Before I get a chance to go into my talk about how ‘moving in with parents' when married with a kid is really not a slam dunk option. It would require a long, serious sit down talk with your parents. I don't know that they would be willing to have THREE people move in especially when one is a 1-year old … you guys know where I am going with this… anyway, he cuts me off. I don't get a chance to say any of that.
He continues to say, “If we can move in with my parents, I can go to night school and get my GED. Then if we can stay for 2 years, we can go to college and get our Associates so we can get a real job and support our family. If we could live with my parents, we can save the money to put towards having a better life.”
Holy poop! I was blown away with this kid's thought process. I sat there staring at him for a few seconds. I could hear all the other kids on the bleachers, chatting and laughing. Finally, I said the only thing that any parent could say…
“If you were my son, I would let you and your family move in for 2 years because you have a plan and the drive to execute it. I believe you when you say you will go back to school and make it work. Yes, you can “move in with the parents” for $325/month which would make your budget work with a little extra cash left over.”
The Big Secret
The big secret in winning the game has nothing to do with your income and everything to do with keeping as much of it as you can.

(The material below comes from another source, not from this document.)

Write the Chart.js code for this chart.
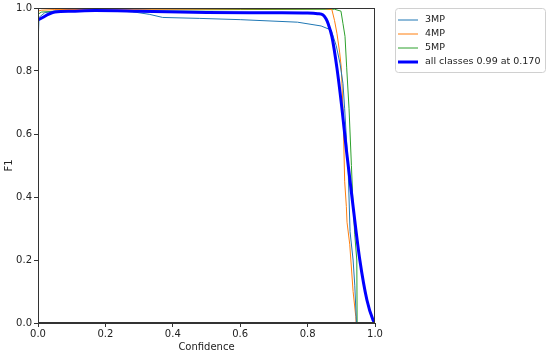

I shared stories with some of these kids, of doctors and lawyers with huge incomes but spend it all – giving them a net worth of zero, or worse, having a ton of debt. Then I told stories of teachers with a less than a modest income, retiring with no debt at all, not even a mortgage and living a wonderful life in retirement affording all the things they love.
I reminded them that this is just a point in time nd to not be crushed by their small income, but to focus on spending little of it and always paying themselves first. If they can master this one skill they will be further ahead than most. I told them to grab their slice early in life!
If you could go back and give yourself that one piece of financial advice, what would it be?